I am looking forward to returning to an office. When I first began this adventure, I was a little bit tired of being chained to my desk surrounded by paper. And you know what? On the other side of the world, it's the same thing! But I am in the classroom less than half the time, so it makes a bit of a difference, but not by much. I thought teaching could have been a possible profession for me. But it ain't for me. I know, I'm teaching ESL, but teaching doesn't light my fire. I love the kids, I love helping them, but to have my own classroom and teach day in and day out is not for me. I think back on my advising job and I miss it. It was dynamic, it was ever-changing and it was interesting. But back then, it wasn't enough. I'm grateful for this experience because now, I don't have this "what if?" I want to go back to working with adults in an office environment where I can have some privacy, a phone, a computer and some responsibility. I know now that work is not the important thing to me anymore, but still, I know where I belong in the work world now, and that's a good feeling.

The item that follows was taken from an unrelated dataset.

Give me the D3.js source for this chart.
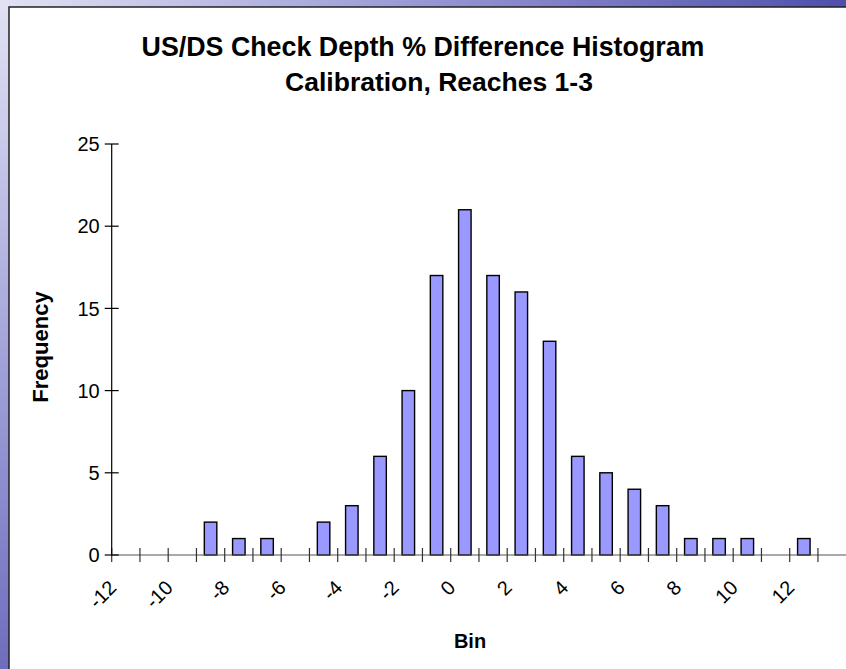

Ahh, much better. Thanks for letting me share. I don't know if I've done a good job with accuarately and adequately talking about the positive aspects of living here. There have been so many amazing moments, revelations, people and experiences. I really need to share those. I promise, I will soon. Trust me, most of my time here has been a dream come true. I'm so in love on so many levels and I sometimes forget to convey this on this public forum. My loved ones know that I'm really, really happy. This has been the best time of my life and I will never ever NOT give Japan its props. I think it's my nature to be more vocal about the negative stuff while tending to hold back with the really good stuff, except with those who I'm really close to. So people, it's really, really good, a lot of the time.

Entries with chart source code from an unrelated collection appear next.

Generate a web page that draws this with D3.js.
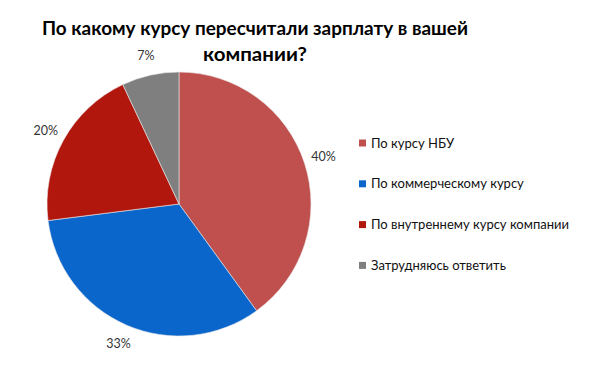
<!DOCTYPE html>
<html>
<head>
<meta charset="utf-8">
<script src="https://cdn.jsdelivr.net/npm/d3@7"></script>
<style>
  body { margin: 0; background: #fff; }
  text { font-family: Lato, "Open Sans", sans-serif; }
</style>
</head>
<body>
<div id="chart"></div>
<script>
// chart data
var categories = [
  "По курсу НБУ",
  "По коммерческому курсу",
  "По внутреннему курсу компании",
  "Затрудняюсь ответить"
];
var values = [40, 33, 20, 7];
var colors = ["#C0504D", "#0B66CC", "#B2170E", "#7F7F7F"];
var titleLines = ["По какому курсу пересчитали зарплату в вашей", "компании?"];
var titleWidths = [426, 104];

var svgWidth = 600;
var svgHeight = 387;

var svg = d3.select("#chart")
  .append("svg")
  .attr("width", svgWidth)
  .attr("height", svgHeight);

// title, squeezed to the widths seen in the reference
svg.selectAll(".title")
  .data(titleLines)
  .enter()
  .append("text")
  .attr("class", "title")
  .attr("x", 255)
  .attr("y", (d, i) => 35 + i * 26)
  .attr("text-anchor", "middle")
  .attr("font-size", "19px")
  .attr("font-weight", "bold")
  .attr("fill", "#000")
  .attr("textLength", (d, i) => titleWidths[i])
  .attr("lengthAdjust", "spacingAndGlyphs")
  .text(d => d);

var cx = 179, cy = 204, radius = 132;

var pie = d3.pie().sort(null).value(d => d);
var arcs = pie(values);
var arc = d3.arc().innerRadius(0).outerRadius(radius);
var labelArc = d3.arc().innerRadius(radius + 20).outerRadius(radius + 20);

var pieGroup = svg.append("g")
  .attr("transform", `translate(${cx}, ${cy})`);

pieGroup.selectAll("path")
  .data(arcs)
  .enter()
  .append("path")
  .attr("d", arc)
  .attr("fill", (d, i) => colors[i])
  .attr("stroke", "#e8e8e8")
  .attr("stroke-width", 0.6);

var total = d3.sum(values);
pieGroup.selectAll(".lbl")
  .data(arcs)
  .enter()
  .append("text")
  .attr("class", "lbl")
  .attr("transform", d => `translate(${labelArc.centroid(d)})`)
  .attr("text-anchor", "middle")
  .attr("dy", "0.35em")
  .attr("font-size", "12.5px")
  .attr("fill", "#333")
  .text(d => Math.round(d.data / total * 100) + "%");

// legend
var legend = svg.append("g")
  .attr("transform", "translate(359, 143)");

var rows = legend.selectAll("g")
  .data(categories)
  .enter()
  .append("g")
  .attr("transform", (d, i) => `translate(0, ${i * 40.8})`);

rows.append("rect")
  .attr("x", 0)
  .attr("y", -3.5)
  .attr("width", 7)
  .attr("height", 7)
  .attr("fill", (d, i) => colors[i]);

rows.append("text")
  .attr("x", 12)
  .attr("dy", "0.35em")
  .attr("font-size", "13px")
  .attr("fill", "#111")
  .text(d => d);
</script>
</body>
</html>
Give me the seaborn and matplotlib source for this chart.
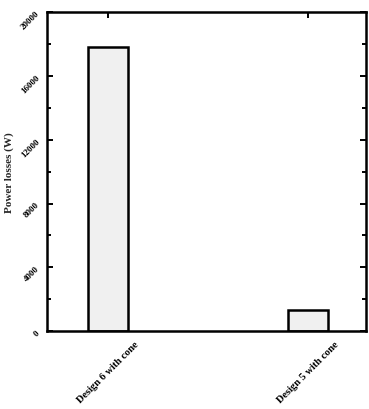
import pandas as pd
import seaborn as sns
import matplotlib.pyplot as plt
from matplotlib.ticker import MultipleLocator

# data
designs = ['Design 6 with cone', 'Design 5 with cone']
losses = [17800, 1350]

df = pd.DataFrame({'Design': designs, 'Power losses (W)': losses})

sns.set_style('ticks', {'axes.edgecolor': 'black', 'xtick.color': 'black', 'ytick.color': 'black'})
plt.rcParams['font.family'] = ['Liberation Serif', 'DejaVu Serif']
plt.rcParams['font.weight'] = 'bold'

fig, ax = plt.subplots(figsize=(3.69, 4.10), dpi=100)
fig.subplots_adjust(left=0.127, right=0.992, top=0.968, bottom=0.19)

sns.barplot(data=df, x='Design', y='Power losses (W)', ax=ax, width=0.2,
            color='#f0f0f0', edgecolor='black', linewidth=1.8, saturation=1)

ax.set_xlim(-0.305, 1.292)
ax.set_ylim(0, 20000)
ax.yaxis.set_major_locator(MultipleLocator(4000))
ax.yaxis.set_minor_locator(MultipleLocator(2000))
for s in ax.spines.values():
    s.set_visible(True)
    s.set_linewidth(1.8)
    s.set_color('black')
ax.tick_params(axis='both', which='both', direction='in', width=1.4,
               right=True, top=True, labelsize=6.5, colors='black')
ax.tick_params(axis='y', which='major', length=4, pad=4)
ax.tick_params(axis='y', which='minor', length=3)
ax.tick_params(axis='x', which='major', length=4, labelsize=7.5, pad=6)

for lab in ax.get_yticklabels():
    lab.set_rotation(45)
    lab.set_fontweight('bold')
for lab in ax.get_xticklabels():
    lab.set_rotation(45)
    lab.set_ha('center')
    lab.set_fontweight('bold')

ax.set_xlabel('')
ax.set_ylabel('Power losses (W)', fontsize=8, fontweight='bold', labelpad=4)

plt.savefig('out.png', dpi=100)
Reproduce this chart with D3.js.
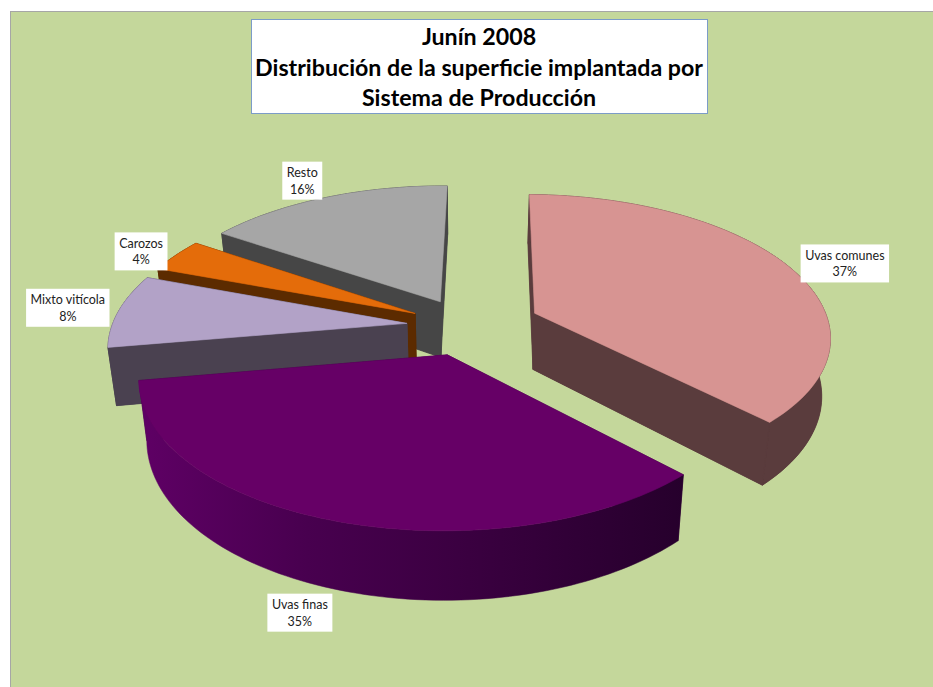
<!DOCTYPE html>
<html lang="es"><head><meta charset="utf-8">
<script src="https://cdn.jsdelivr.net/npm/d3@7/dist/d3.min.js"></script>
<style>html,body{margin:0;padding:0;background:#fff;overflow:hidden}svg{display:block}</style>
</head><body><div id="chart"></div>
<script>
const titleLines = ["Junín 2008", "Distribución de la superficie implantada por", "Sistema de Producción"];
const categories = ["Uvas comunes", "Uvas finas", "Mixto vitícola", "Carozos", "Resto"];
const values = [37.49, 34.6, 8.3, 3.8, 15.81];
const topColors = ["#D79492", "#660066", "#B2A2C7", "#E46C0A", "#A6A6A6"];
const wallColors = ["#5A3C3D", "#38003E", "#4A4150", "#5C2B00", "#464646"];

const W = 933, H = 687;
const cx = 467, cy = 326, Rx = 295, Ry = 140, persp = 0.15, depth = 57, shrink = 0.976;
const explodeByIdx = [0.25, 0.21, 0.205, 0.2, 0.2];
const startDeg = 0.8;
const labelOffset = [[57.5,-2],[-33.5,92],[-51,-3],[-34.5,-4],[-23,-17]];
const drawOrder = [4, 3, 2, 0, 1];

const svg = d3.select("#chart").append("svg").attr("width", W).attr("height", H);
const defs = svg.append("defs");
const grad = defs.append("linearGradient").attr("id","finasWall").attr("gradientUnits","userSpaceOnUse")
  .attr("x1",145).attr("x2",685).attr("y1",0).attr("y2",0);
[[0,"#5E0064"],[0.3,"#48004F"],[0.6,"#3A0040"],[1,"#26002C"]].forEach(s=>grad.append("stop").attr("offset",s[0]).attr("stop-color",s[1]));

svg.append("rect").attr("x",10.5).attr("y",11.5).attr("width",W).attr("height",H).attr("fill","#C4D79B").attr("stroke","#A6A6A6");

const start = startDeg * Math.PI / 180;
const arcs = d3.pie().sort(null).startAngle(start).endAngle(start + 2 * Math.PI)(values);

const xScale = d3.scaleLinear().domain([0,1]).range([cx, cx + Rx]);
function proj(X, Z, bottom) {
  const w = 1 - persp * Z;
  let sx = xScale(X / w), sy = cy + Ry * Z / w;
  if (bottom) { sx = cx + (sx - cx) * shrink; sy += depth / w; }
  return [sx, sy];
}
const line = d3.line();
const closed = pts => line(pts) + "Z";

function slice(i) {
  const a = arcs[i], mid = (a.startAngle + a.endAngle) / 2, e = explodeByIdx[i];
  const X0 = e * Math.sin(mid), Z0 = -e * Math.cos(mid);
  const rim = th => [X0 + Math.sin(th), Z0 - Math.cos(th)];
  const n = Math.max(8, Math.round((a.endAngle - a.startAngle) * 40));
  const ths = d3.range(n + 1).map(k => a.startAngle + (a.endAngle - a.startAngle) * k / n);
  return {X0, Z0, rim, ths, mid};
}

const g = svg.append("g");
drawOrder.forEach(i => {
  const s = slice(i);
  const apexT = proj(s.X0, s.Z0, false), apexB = proj(s.X0, s.Z0, true);
  const topRim = s.ths.map(t => { const p = s.rim(t); return proj(p[0], p[1], false); });
  const botRim = s.ths.map(t => { const p = s.rim(t); return proj(p[0], p[1], true); });
  const col = wallColors[i];
  const radial = [[topRim[0], botRim[0]], [topRim[topRim.length-1], botRim[botRim.length-1]]]
    .map(e => closed([apexT, e[0], e[1], apexB])).join("");
  const outer = closed(topRim.concat(botRim.slice().reverse()));
  if (i === 1) {
    g.append("path").attr("d", radial).attr("fill", col).attr("stroke", col).attr("stroke-width", .5);
    g.append("path").attr("d", outer).attr("fill", "url(#finasWall)").attr("stroke", "url(#finasWall)").attr("stroke-width", .5);
  } else {
    g.append("path").attr("d", radial + outer).attr("fill", col).attr("fill-rule", "nonzero").attr("stroke", "none");
    g.append("path").attr("d", outer).attr("fill", col).attr("stroke", col).attr("stroke-width", .8);
    g.append("path").attr("d", radial).attr("fill", col).attr("stroke", col).attr("stroke-width", .8);
  }
  g.append("path").attr("d", closed([apexT].concat(topRim))).attr("fill", topColors[i]).attr("stroke", topColors[i]).attr("stroke-width", .6);
});

svg.append("rect").attr("x",251.5).attr("y",19.5).attr("width",456).attr("height",94).attr("fill","#fff").attr("stroke","#7C9CC8");
svg.append("g").selectAll("text").data(titleLines).join("text")
  .attr("x",479).attr("y",(d,i)=>45+i*30.5).attr("text-anchor","middle")
  .attr("font-family","Lato, 'Open Sans', sans-serif").attr("font-weight",700).attr("font-size",23.2).attr("fill","#000")
  .text(d=>d);

const lg = svg.append("g");
categories.forEach((c,i) => {
  const s = slice(i), p = s.rim(s.mid), q = proj(p[0], p[1], false);
  const lx = q[0] + labelOffset[i][0], ly = q[1] + labelOffset[i][1];
  const node = lg.append("g");
  const r = node.append("rect").attr("fill","#fff");
  const t = node.append("text").attr("text-anchor","middle").attr("font-family","Lato, sans-serif").attr("font-size",12.5).attr("fill","#222");
  t.append("tspan").attr("x",lx).attr("y",ly-3.5).text(c);
  t.append("tspan").attr("x",lx).attr("y",ly+13).text(d3.format(".0f")(values[i])+"%");
  const b = t.node().getBBox();
  r.attr("x",b.x-4.5).attr("y",ly-19).attr("width",b.width+9).attr("height",38);
});
</script></body></html>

Anyway, not much new here. Last week, the gang and I went skating near Dave's neck of the woods. Fun on ice...

I'm excited because many of the Oscar contenders are coming to theatres here soon: The Queen, Babel, The Last King of Scotland. Yeah, we know what I'll be doing for the next few months. ..

It is absolutely beautiful here. Yesterday, it was 12 degrees and sunny. We might get an early spring which will make up for the nearly 2m of snow we got last year. I’ve been hearing that it’s pretty cold in Eastern Canada. I feel for all my peeps in Montreal and T.O. Sorry guys!

My one year anniversary of being natural is coming up next month. I think I’ll post a visual trip down memory lane soon…

I found this on a site when I was searching for a game to teach comparatives:

Teaching Tip:
The main job of an ALT in the school is to encourage the use of spoken English; both inside and outside the classroom. Refuse to yield to the urge to speak to your students (or teachers) in Japanese, even if you know that they'd much prefer it if you did. Insisting that they communicate with you in English forces them to practice, and furthers their command of the language. This is important!! Remember, you are not employed to speak or teach Japanese; you are employed to speak and teach English. Save your Japanese practice for your own time.



This is what I believed since day one. I feel vindicated.